Bush’s Big Victory

March 17, 2009

Bush’s Big Victory


Mideast: In most ways, the news from Iraq couldn’t be better. People there feel more secure, and are more committed to democracy, than ever. Is it possible that President Bush was right after all?

Read More: Iraq

A poll of average Iraqis conducted by ABC News, the BBC and Japan’s NHK shows significant progress on virtually all fronts. Yet, we’ve heard nary a peep about it from anyone.

Some 85% of respondents said their neighborhood security was “good,” vs. 62% a year ago and just 43% in August of 2007. And 52% said security had gotten better in the last year — during the Bush-Petraeus “surge,” which was widely ridiculed at the time as an unnecessary escalation of the Iraq War.

Support for democracy jumped to 64%, a 21-percentage-point gain since 2007, according to a report on CNSNews.com.

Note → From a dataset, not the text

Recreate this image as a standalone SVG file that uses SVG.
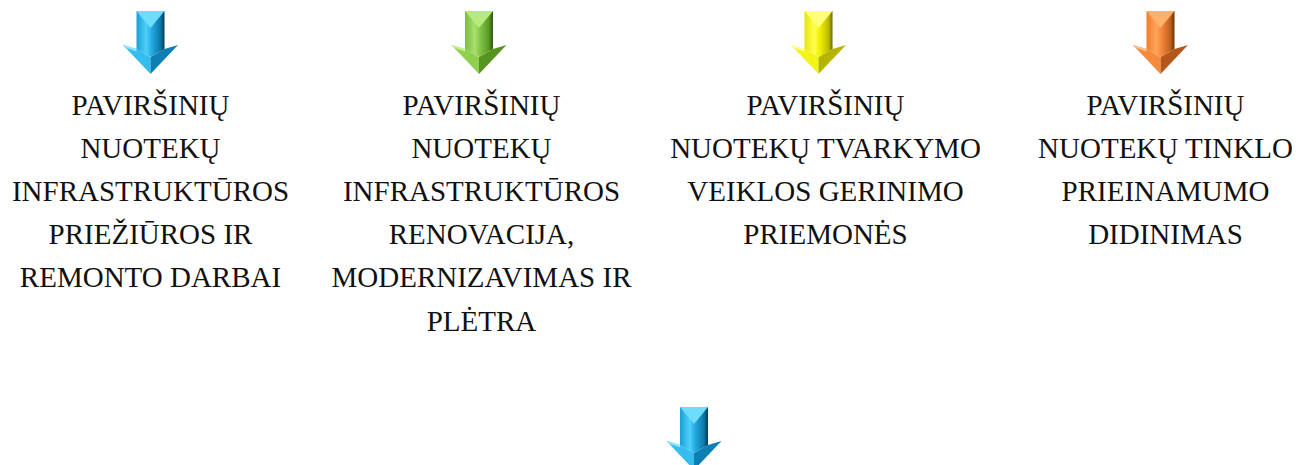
<svg xmlns="http://www.w3.org/2000/svg" width="1296" height="465" viewBox="0 0 1296 465">
<style>
.lbl{font-family:"Liberation Serif","DejaVu Serif",serif;font-size:29px;fill:#111;text-anchor:middle}
.blue .sh{fill:url(#gBlue)}.blue .cap{fill:#6fdcfb}.blue .hl{fill:#35bdf0}.blue .hr{fill:#0e7fb3}.blue .bv{fill:#8be6ff}
.green .sh{fill:url(#gGreen)}.green .cap{fill:#b6ea7e}.green .hl{fill:#8fd04f}.green .hr{fill:#57941f}.green .bv{fill:#c6f294}
.yellow .sh{fill:url(#gYellow)}.yellow .cap{fill:#ffff7a}.yellow .hl{fill:#f4f41a}.yellow .hr{fill:#b5b500}.yellow .bv{fill:#ffff9e}
.orange .sh{fill:url(#gOrange)}.orange .cap{fill:#ffb06a}.orange .hl{fill:#f6893a}.orange .hr{fill:#b5561a}.orange .bv{fill:#ffc08a}
</style>
<defs>
<linearGradient id="gBlue" x1="0" y1="0" x2="1" y2="0"><stop offset="0" stop-color="#1a9fd6"/><stop offset="0.35" stop-color="#4fd0fa"/><stop offset="0.55" stop-color="#22a8e0"/><stop offset="0.85" stop-color="#0d78a8"/><stop offset="1" stop-color="#053a55"/></linearGradient>
<linearGradient id="gGreen" x1="0" y1="0" x2="1" y2="0"><stop offset="0" stop-color="#79bd3d"/><stop offset="0.35" stop-color="#a9e06f"/><stop offset="0.55" stop-color="#80c445"/><stop offset="0.85" stop-color="#5a9a25"/><stop offset="1" stop-color="#2f5510"/></linearGradient>
<linearGradient id="gYellow" x1="0" y1="0" x2="1" y2="0"><stop offset="0" stop-color="#e6e600"/><stop offset="0.35" stop-color="#ffff55"/><stop offset="0.55" stop-color="#f0f000"/><stop offset="0.85" stop-color="#bdbd00"/><stop offset="1" stop-color="#6e6e00"/></linearGradient>
<linearGradient id="gOrange" x1="0" y1="0" x2="1" y2="0"><stop offset="0" stop-color="#ef7d2c"/><stop offset="0.35" stop-color="#ffa55c"/><stop offset="0.55" stop-color="#f3853a"/><stop offset="0.85" stop-color="#c0601e"/><stop offset="1" stop-color="#6a320b"/></linearGradient>
</defs>
<g id="connectors">
<g class="blue" transform="translate(150.5,11)"><polygon class="hl" points="-27.5,34 -14,38 0,46 0,63"/><polygon class="hr" points="0,46 14,38 27.5,34 0,63"/><polygon class="bv" points="-27.5,34 -14,38 -14,40.5 -24,37"/><polygon class="sh" points="-14,0 14,0 14,38 0,46 -14,38"/><polygon class="cap" points="-14,0 14,0 0,17"/></g>
<g class="green" transform="translate(479,11)"><polygon class="hl" points="-27.5,34 -14,38 0,46 0,63"/><polygon class="hr" points="0,46 14,38 27.5,34 0,63"/><polygon class="bv" points="-27.5,34 -14,38 -14,40.5 -24,37"/><polygon class="sh" points="-14,0 14,0 14,38 0,46 -14,38"/><polygon class="cap" points="-14,0 14,0 0,17"/></g>
<g class="yellow" transform="translate(818.5,11)"><polygon class="hl" points="-27.5,34 -14,38 0,46 0,63"/><polygon class="hr" points="0,46 14,38 27.5,34 0,63"/><polygon class="bv" points="-27.5,34 -14,38 -14,40.5 -24,37"/><polygon class="sh" points="-14,0 14,0 14,38 0,46 -14,38"/><polygon class="cap" points="-14,0 14,0 0,17"/></g>
<g class="orange" transform="translate(1160.5,11)"><polygon class="hl" points="-27.5,34 -14,38 0,46 0,63"/><polygon class="hr" points="0,46 14,38 27.5,34 0,63"/><polygon class="bv" points="-27.5,34 -14,38 -14,40.5 -24,37"/><polygon class="sh" points="-14,0 14,0 14,38 0,46 -14,38"/><polygon class="cap" points="-14,0 14,0 0,17"/></g>
<g class="blue" transform="translate(694,407)"><polygon class="hl" points="-27.5,34 -14,38 0,46 0,63"/><polygon class="hr" points="0,46 14,38 27.5,34 0,63"/><polygon class="bv" points="-27.5,34 -14,38 -14,40.5 -24,37"/><polygon class="sh" points="-14,0 14,0 14,38 0,46 -14,38"/><polygon class="cap" points="-14,0 14,0 0,17"/></g>
</g>
<g id="node1">
<text class="lbl" x="150.5" y="114.5">PAVIRŠINIŲ</text>
<text class="lbl" x="150.5" y="157.7">NUOTEKŲ</text>
<text class="lbl" x="150.5" y="200.9">INFRASTRUKTŪROS</text>
<text class="lbl" x="150.5" y="244.1">PRIEŽIŪROS IR</text>
<text class="lbl" x="150.5" y="287.3">REMONTO DARBAI</text>
</g>
<g id="node2">
<text class="lbl" x="481.5" y="114.5">PAVIRŠINIŲ</text>
<text class="lbl" x="481.5" y="157.7">NUOTEKŲ</text>
<text class="lbl" x="481.5" y="200.9">INFRASTRUKTŪROS</text>
<text class="lbl" x="481.5" y="244.1">RENOVACIJA,</text>
<text class="lbl" x="481.5" y="287.3">MODERNIZAVIMAS IR</text>
<text class="lbl" x="481.5" y="330.5">PLĖTRA</text>
</g>
<g id="node3">
<text class="lbl" x="825.5" y="114.5">PAVIRŠINIŲ</text>
<text class="lbl" x="825.5" y="157.7">NUOTEKŲ TVARKYMO</text>
<text class="lbl" x="825.5" y="200.9">VEIKLOS GERINIMO</text>
<text class="lbl" x="825.5" y="244.1">PRIEMONĖS</text>
</g>
<g id="node4">
<text class="lbl" x="1165.5" y="114.5">PAVIRŠINIŲ</text>
<text class="lbl" x="1165.5" y="157.7">NUOTEKŲ TINKLO</text>
<text class="lbl" x="1165.5" y="200.9">PRIEINAMUMO</text>
<text class="lbl" x="1165.5" y="244.1">DIDINIMAS</text>
</g>
</svg>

As for how Iraqis felt about the general state of affairs in Iraq, 58% called it “very good” or “quite good,” up significantly from 43% last year and 22% in 2007.

When asked what their concerns are today, Iraqis sound a lot like Americans: Jobs and prices are at the top of their list — not war, not security, not terrorism.

In short, it sounds like we not only won the war, but the peace as well. And for those who cast a skeptical eye on the idea that any Islamic country could ever be democratized, it turns out the former President Bush is winning that debate too.

With President Obama in the middle of withdrawing troops from Iraq on a schedule that looks suspiciously identical to the one that Bush had in place, it’s safe to say that Obama increasingly sees the wisdom of what his predecessor tried to do in Iraq.

Maybe the rest of us should as well.

It’s become de rigueur to deride Bush’s “failed” policies in Iraq. No one speaks well of them — except, maybe, Iraqis.

But here are the facts, stark as they are: During his vicious 20-year reign, Saddam Hussein — remember him? — killed an estimated 5% of Iraq’s population. That works out to about 5,000 people a month slaughtered by the regime.

You might disagree that Bush was right to depose this murderous thug. But in doing so, you would then have to defend the deaths of thousands of innocents.

For those who say Bush went to war in Iraq under false pretenses — you know, “Bush lied, people died” — there’s this: He made a lengthy, nuanced defense of his decision to get rid of Saddam. It was reflected in Congress’ own resolution in late 2002, which cited 23 reasons for removing Saddam from power.

The ideas that it was all about oil or that Congress was bamboozled on WMD are both false.

Bush, Congress and our foreign allies all saw the same intelligence, and all came to the same conclusion: Saddam had a nuclear weapons program, and intended to build one as soon as he was able. That was, and remained, true.

After being bashed relentlessly in the media and on the campaign trail, President Bush left the White House with his approval ratings low and little, except his dignity, intact.

If he is to have a Truman-like reprieve in the public eye, it will surely come as we all start to realize that on Iraq, contrary to popular and elite opinion, Bush got it right. Mission accomplished.